These intricate art forms once flourished across India's diverse landscapes. Today, they teeter on the edge of extinction—but their revival is in our hands
In the race towards mass production and digital design, the soul of handmade India is gradually fading away. Across villages and hill towns, six exquisite art forms—rooted in philosophy, folklore, and ritual—are disappearing into memory.
Crafted over centuries by artisans whose skills were often passed from mother to daughter and father to son, these endangered legacies are more than mere decorative objects. They are living testaments to India's rich cultural heritage.
Once patronised by the Bahmani sultans in 14th-century Bidar, Karnataka, Bidriware is a delicate inlay craft that marries blackened white brass with pure silver. Developed by Persian artisans invited by Indian royals, Bidriware evolved into a fusion of Persian elegance and Deccan aesthetics. Craftsmen etch intricate motifs onto metal, often featuring floral or geometric designs, and embed silver wire into the grooves.
The final transformation? The object is dipped in a solution made from the soil of Bidar fort, a soil untouched by sunlight for years. It is this secret that gives the piece its iconic black sheen.
Originating from Karnataka, Kasuti embroidery is a geometric, thread-counted technique executed entirely by hand. Practised by women since the Chalukya era, its name derives from 'kai' (hand) and 'suti' (cotton). Every stitch exhibits mathematical precision—no knots, no freehand.
Traditional motifs include gopurams, lamps, palanquins, and chariots. A Kasuti saree wasn't just festive attire—it was a rite of passage, a wedding heirloom, a silent testament to patience and skill.
Among the Toda tribes of Tamil Nadu, embroidery isn't just a hobby—it is a heritage. Toda women craft their signature red-and-black patterns on white cloaks known as "pootkhul." These symmetrical motifs, stitched without backings or knots, are deeply symbolic of buffalo herding, nature, and tribal myths.
(Credit: Isha Foundation)
Both sides of the fabric are equally finished. To wear one is not merely to adorn art, but to carry a story of a vanishing people.
Hailing from the Mithila region of Bihar, Madhubani art once decorated the mud walls of homes. Today, it persists on canvas and paper, still reflecting the same ritualistic motifs: gods, animals, celestial bodies, and marriage scenes.
(Credit: Cottage9)
Painted using twigs, fingers, and matchsticks, the colours are derived from turmeric, indigo, soot, and rice paste. Not a single inch remains unfilled. Every curve and line embodies faith, especially that of women, who have passed this art through generations.

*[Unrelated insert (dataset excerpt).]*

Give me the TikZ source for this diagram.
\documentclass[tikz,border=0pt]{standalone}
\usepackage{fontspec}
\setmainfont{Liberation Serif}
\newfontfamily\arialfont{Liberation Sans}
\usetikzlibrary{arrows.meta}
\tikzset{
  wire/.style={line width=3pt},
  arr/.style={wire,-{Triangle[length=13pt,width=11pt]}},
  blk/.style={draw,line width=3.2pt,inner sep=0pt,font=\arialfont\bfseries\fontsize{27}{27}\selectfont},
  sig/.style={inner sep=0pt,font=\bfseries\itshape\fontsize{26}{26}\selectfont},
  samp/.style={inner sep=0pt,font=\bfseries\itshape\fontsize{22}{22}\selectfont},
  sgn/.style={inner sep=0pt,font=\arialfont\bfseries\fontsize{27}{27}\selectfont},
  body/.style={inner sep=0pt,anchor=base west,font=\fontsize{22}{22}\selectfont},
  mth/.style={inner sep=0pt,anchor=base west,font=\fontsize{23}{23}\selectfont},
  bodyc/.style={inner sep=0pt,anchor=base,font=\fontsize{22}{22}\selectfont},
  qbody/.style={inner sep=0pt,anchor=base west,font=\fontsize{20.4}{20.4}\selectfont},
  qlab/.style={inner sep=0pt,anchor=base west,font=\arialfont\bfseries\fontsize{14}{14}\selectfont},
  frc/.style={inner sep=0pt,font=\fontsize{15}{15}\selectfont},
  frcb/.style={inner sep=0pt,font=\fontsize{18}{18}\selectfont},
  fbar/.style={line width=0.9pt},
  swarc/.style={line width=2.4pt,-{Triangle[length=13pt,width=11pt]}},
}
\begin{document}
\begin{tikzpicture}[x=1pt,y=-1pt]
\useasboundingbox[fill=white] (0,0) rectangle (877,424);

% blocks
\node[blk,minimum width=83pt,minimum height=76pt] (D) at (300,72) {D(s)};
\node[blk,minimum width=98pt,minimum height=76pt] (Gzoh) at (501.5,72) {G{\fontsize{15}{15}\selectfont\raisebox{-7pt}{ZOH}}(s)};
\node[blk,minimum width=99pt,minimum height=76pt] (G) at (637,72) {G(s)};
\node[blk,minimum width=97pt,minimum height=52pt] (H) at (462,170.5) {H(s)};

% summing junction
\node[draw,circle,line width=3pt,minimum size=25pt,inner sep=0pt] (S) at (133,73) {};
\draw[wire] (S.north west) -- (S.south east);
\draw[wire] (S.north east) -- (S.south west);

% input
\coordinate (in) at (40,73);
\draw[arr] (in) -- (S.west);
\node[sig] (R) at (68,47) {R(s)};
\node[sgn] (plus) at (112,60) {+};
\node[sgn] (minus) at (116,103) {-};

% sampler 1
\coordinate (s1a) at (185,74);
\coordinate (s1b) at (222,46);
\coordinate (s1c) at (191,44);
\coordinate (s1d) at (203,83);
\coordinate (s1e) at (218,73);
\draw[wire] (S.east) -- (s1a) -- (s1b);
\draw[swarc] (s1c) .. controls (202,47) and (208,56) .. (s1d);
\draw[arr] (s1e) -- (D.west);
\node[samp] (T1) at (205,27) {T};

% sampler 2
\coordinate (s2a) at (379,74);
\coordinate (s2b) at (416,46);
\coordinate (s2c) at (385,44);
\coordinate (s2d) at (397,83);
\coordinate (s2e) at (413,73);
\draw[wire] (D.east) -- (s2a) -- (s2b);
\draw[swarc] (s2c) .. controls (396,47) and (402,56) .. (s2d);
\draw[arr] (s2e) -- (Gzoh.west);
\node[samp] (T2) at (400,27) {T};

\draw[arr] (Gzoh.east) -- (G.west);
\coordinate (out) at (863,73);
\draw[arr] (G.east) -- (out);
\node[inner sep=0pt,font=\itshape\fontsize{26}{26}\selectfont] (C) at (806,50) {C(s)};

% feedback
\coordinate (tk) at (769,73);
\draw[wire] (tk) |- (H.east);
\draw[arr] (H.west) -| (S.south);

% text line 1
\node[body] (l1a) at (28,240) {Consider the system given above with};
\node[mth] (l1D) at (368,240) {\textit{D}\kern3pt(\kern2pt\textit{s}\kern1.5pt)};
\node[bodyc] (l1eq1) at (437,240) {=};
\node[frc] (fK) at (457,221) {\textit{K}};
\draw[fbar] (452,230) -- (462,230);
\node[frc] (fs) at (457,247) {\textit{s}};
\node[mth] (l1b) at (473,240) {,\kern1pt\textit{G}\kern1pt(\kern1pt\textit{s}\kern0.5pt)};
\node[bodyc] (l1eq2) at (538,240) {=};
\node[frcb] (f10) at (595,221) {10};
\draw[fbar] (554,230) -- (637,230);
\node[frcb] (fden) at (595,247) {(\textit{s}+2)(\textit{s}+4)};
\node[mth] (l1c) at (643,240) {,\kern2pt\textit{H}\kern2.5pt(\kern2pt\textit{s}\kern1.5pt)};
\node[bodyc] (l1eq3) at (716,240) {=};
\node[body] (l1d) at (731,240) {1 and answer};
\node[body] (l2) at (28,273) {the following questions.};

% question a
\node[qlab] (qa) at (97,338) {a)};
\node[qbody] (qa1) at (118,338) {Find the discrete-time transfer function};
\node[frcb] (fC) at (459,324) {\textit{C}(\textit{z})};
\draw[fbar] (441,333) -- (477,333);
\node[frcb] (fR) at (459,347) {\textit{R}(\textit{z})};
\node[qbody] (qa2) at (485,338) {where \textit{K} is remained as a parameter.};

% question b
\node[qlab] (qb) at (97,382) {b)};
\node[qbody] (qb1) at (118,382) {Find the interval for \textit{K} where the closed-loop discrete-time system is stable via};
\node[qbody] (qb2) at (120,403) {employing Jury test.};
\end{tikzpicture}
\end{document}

In Molela village near Rajasthan's Nathdwara, artisans carve flat clay plaques depicting tribal gods, village scenes, and sacred rituals. This tradition, over 800 years old, originated when a blind potter had a dream of God Dharamraja and awoke healed.
These terracotta icons are still transported across states by Bhil and Garasia tribes, who place them in shrines to ward off illness and misfortune.

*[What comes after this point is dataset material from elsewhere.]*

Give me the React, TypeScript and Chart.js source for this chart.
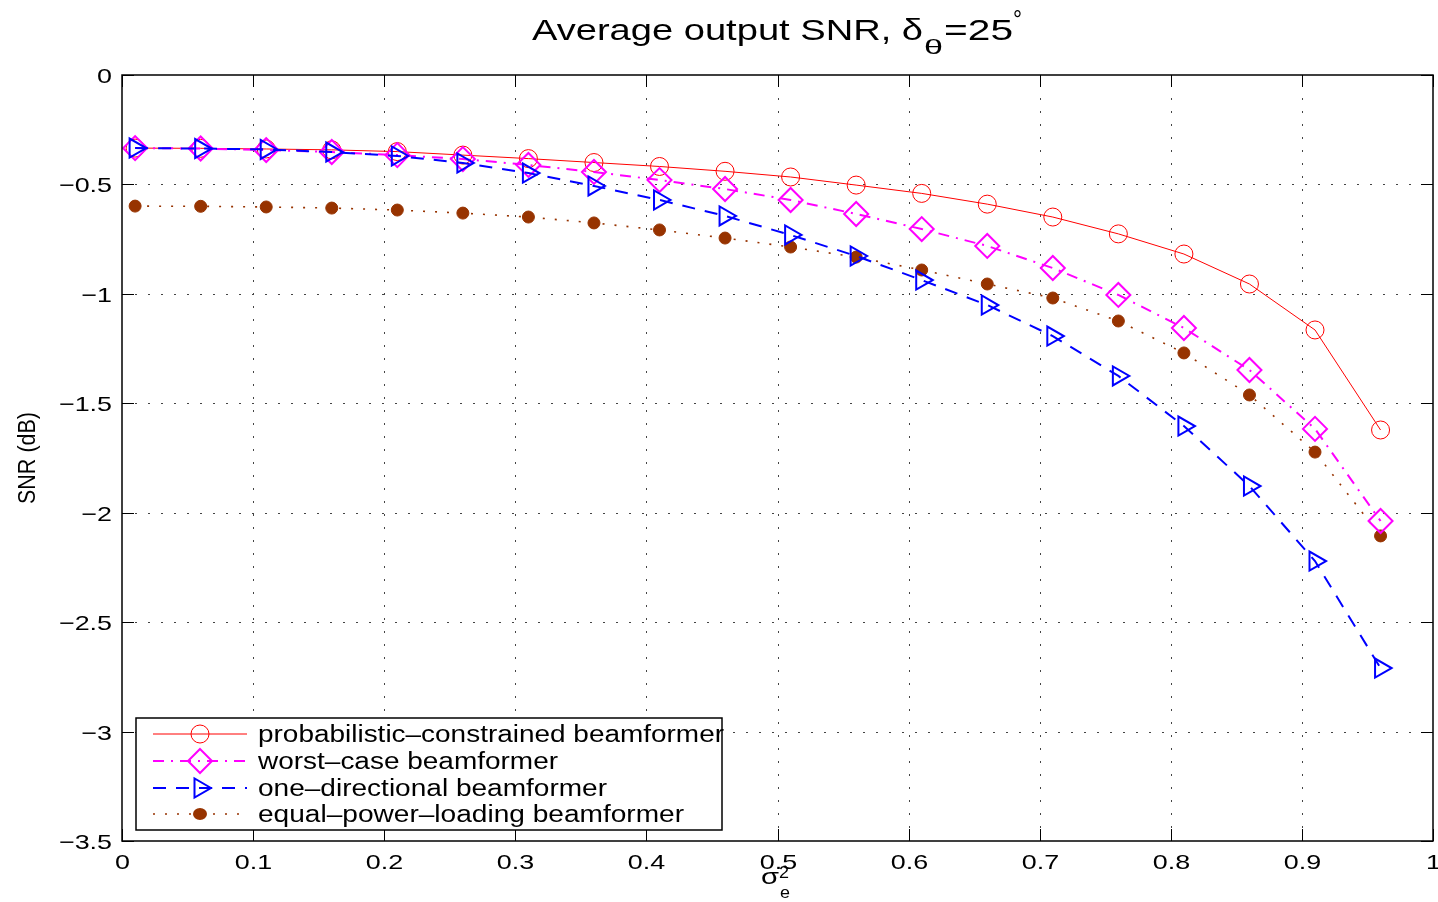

The art form, once deeply spiritual, is now being reimagined for contemporary walls.
From Gujarat's Sankheda village comes this vibrantly coloured teakwood furniture, lacquered in deep maroons and golds. Used in weddings and royal courts since the 17th century, the designs are etched by hand, painted with tin foil patterns, and sealed under polished lacquer.
Once gifted as symbols of auspiciousness and legacy, Sankheda pieces are now rarely seen beyond archives and elite homes. Its survival depends on adapting to modern interiors, without losing its ornate essence.